▶ Goal
Within the listing below, locate all lines containing the word "matplotlib". Copy each one.

▶ Data
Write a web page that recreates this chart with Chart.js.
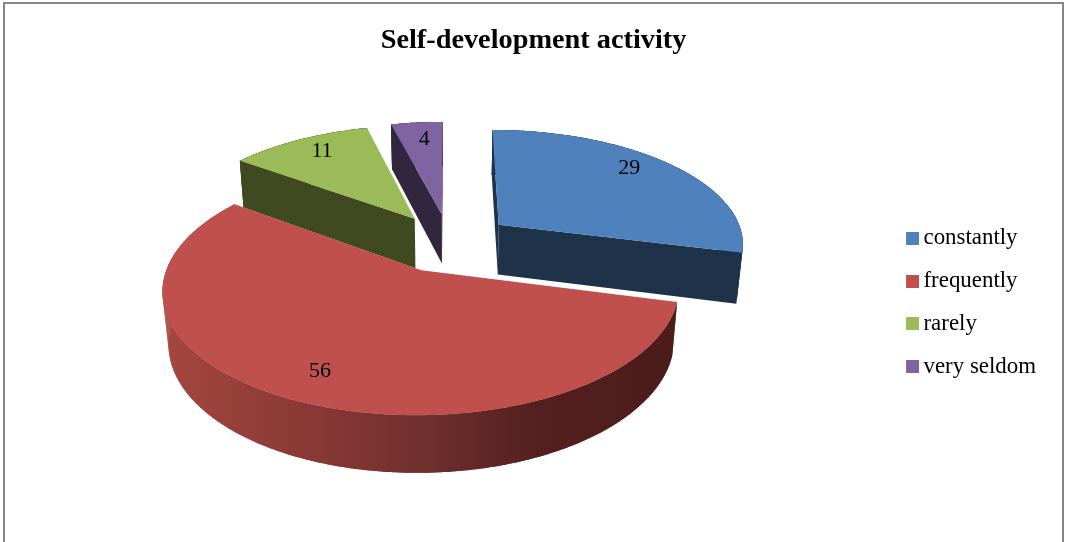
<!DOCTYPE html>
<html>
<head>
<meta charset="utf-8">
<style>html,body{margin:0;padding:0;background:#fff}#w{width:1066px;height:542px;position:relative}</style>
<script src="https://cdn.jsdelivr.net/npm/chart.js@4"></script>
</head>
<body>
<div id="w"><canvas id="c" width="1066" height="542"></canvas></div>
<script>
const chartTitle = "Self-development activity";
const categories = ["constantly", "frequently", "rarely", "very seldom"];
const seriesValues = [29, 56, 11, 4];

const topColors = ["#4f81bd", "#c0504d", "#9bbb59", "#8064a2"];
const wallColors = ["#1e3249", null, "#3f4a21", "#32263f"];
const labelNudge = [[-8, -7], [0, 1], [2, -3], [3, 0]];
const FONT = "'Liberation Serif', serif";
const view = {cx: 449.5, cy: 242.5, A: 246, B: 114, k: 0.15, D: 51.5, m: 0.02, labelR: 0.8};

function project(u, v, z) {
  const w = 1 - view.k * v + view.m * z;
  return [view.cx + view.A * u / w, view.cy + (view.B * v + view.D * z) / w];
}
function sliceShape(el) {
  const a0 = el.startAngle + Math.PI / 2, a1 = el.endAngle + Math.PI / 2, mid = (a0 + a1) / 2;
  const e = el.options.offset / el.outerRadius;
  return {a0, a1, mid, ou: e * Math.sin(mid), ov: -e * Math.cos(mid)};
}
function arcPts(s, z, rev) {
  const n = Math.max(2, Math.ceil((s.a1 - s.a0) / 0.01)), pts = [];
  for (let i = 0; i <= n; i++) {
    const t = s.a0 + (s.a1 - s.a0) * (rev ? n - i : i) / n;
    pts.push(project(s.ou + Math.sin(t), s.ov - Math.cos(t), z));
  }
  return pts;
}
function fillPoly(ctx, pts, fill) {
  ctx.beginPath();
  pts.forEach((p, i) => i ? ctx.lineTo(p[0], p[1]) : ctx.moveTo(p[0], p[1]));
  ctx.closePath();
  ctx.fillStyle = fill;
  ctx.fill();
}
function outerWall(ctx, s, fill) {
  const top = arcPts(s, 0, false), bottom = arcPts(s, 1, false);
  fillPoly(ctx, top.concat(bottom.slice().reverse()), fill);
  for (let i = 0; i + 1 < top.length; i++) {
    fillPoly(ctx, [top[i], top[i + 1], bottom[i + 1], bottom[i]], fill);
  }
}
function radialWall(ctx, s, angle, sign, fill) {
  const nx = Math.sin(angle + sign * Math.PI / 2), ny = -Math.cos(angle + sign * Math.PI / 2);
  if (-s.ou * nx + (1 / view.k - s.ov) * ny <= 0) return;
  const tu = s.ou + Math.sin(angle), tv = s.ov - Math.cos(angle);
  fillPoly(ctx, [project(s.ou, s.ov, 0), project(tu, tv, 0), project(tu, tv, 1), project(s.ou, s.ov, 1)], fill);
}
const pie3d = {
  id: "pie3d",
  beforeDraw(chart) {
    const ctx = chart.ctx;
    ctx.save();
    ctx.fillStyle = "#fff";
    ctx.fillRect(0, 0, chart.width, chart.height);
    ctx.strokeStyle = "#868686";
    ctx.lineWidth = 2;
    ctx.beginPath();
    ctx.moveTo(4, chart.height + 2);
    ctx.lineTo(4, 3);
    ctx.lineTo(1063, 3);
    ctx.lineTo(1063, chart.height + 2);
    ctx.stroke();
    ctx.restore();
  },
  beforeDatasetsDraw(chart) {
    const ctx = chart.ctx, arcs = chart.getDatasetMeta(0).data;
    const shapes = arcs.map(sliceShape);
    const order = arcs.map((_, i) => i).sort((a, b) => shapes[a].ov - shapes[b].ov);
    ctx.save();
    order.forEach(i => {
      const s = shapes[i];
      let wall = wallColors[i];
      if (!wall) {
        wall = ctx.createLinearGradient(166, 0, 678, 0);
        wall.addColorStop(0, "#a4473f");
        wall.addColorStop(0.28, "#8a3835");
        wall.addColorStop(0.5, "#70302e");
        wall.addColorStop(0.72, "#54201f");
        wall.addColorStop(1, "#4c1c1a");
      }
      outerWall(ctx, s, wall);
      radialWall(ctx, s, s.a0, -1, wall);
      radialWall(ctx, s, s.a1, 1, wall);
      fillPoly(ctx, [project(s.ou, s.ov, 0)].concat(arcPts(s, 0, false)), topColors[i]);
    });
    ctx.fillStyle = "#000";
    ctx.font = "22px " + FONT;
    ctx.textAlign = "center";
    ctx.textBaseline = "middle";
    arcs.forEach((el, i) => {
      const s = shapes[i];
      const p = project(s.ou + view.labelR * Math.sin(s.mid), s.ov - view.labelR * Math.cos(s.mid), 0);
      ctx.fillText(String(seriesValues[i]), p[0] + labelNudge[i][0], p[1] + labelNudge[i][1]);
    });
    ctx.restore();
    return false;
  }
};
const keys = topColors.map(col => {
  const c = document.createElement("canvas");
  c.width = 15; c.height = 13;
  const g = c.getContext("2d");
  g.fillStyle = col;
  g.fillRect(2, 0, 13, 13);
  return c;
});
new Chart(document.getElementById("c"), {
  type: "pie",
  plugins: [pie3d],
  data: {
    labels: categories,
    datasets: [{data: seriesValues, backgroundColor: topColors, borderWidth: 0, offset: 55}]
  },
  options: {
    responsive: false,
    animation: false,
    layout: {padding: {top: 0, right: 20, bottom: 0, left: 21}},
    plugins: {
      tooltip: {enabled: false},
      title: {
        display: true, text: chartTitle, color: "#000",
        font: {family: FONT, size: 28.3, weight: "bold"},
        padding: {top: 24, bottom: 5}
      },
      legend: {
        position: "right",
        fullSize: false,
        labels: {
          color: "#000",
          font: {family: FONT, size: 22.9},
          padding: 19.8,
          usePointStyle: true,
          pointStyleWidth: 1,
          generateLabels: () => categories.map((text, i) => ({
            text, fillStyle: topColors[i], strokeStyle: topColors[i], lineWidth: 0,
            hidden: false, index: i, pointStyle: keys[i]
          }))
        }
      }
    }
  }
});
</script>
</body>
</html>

---

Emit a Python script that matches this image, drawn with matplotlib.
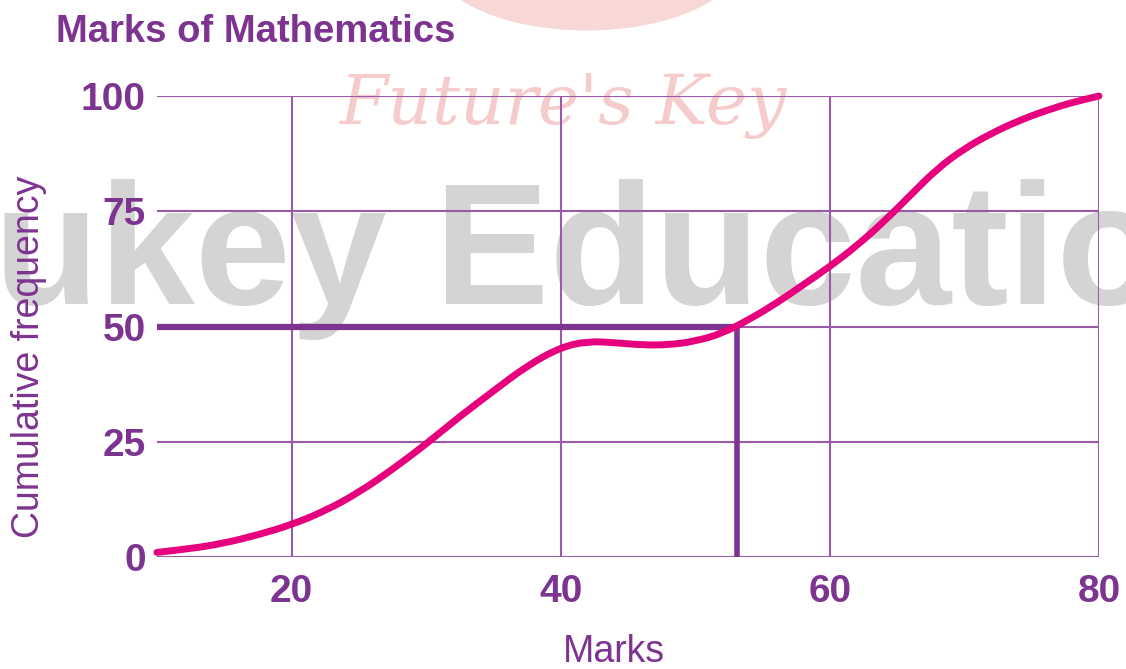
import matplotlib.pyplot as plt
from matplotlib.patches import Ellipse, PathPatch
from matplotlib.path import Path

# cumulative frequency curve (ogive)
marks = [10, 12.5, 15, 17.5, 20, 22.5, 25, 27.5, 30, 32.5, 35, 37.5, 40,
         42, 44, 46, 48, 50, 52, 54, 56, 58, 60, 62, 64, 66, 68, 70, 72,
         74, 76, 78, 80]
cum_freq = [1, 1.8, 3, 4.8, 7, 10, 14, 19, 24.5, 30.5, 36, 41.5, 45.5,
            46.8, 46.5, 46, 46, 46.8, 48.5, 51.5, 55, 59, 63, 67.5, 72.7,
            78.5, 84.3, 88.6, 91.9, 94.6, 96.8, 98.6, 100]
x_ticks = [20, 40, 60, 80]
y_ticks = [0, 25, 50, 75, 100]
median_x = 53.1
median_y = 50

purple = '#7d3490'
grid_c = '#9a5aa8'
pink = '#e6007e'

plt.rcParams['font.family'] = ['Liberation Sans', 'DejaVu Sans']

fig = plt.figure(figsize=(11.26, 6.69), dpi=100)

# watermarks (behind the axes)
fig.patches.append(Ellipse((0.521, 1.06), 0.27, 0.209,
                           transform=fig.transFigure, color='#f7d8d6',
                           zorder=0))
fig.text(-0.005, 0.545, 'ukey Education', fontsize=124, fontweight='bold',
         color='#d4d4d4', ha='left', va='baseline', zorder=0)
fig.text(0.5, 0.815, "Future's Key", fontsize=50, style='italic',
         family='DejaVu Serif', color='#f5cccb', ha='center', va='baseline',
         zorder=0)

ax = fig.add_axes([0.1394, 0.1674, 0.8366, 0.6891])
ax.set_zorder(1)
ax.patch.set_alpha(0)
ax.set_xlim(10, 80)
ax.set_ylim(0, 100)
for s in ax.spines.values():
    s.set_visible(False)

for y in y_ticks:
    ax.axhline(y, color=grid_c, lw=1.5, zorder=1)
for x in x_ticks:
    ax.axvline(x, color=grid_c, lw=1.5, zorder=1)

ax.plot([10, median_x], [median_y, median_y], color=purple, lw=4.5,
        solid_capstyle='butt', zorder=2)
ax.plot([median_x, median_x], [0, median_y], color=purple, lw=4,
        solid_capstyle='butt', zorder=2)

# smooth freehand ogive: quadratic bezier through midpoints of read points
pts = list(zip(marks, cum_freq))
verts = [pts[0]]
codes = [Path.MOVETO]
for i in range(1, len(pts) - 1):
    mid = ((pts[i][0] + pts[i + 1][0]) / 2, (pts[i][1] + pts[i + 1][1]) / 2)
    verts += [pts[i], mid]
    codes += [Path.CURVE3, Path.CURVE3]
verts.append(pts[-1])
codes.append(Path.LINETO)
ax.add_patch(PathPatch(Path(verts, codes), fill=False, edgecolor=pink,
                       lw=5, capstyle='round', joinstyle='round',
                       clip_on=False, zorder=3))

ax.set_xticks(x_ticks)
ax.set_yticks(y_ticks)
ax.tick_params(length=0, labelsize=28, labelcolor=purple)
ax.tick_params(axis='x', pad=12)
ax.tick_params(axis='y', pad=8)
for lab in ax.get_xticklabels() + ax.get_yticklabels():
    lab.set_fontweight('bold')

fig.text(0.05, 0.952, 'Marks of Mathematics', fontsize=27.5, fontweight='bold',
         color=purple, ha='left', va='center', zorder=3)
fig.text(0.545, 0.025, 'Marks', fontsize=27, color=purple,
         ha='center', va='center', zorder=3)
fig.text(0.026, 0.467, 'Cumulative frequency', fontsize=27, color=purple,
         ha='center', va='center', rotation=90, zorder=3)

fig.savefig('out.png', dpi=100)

▶ The reply
Emit a Python script that matches this image, drawn with matplotlib.
import matplotlib.pyplot as plt
from matplotlib.patches import Ellipse, PathPatch
from matplotlib.path import Path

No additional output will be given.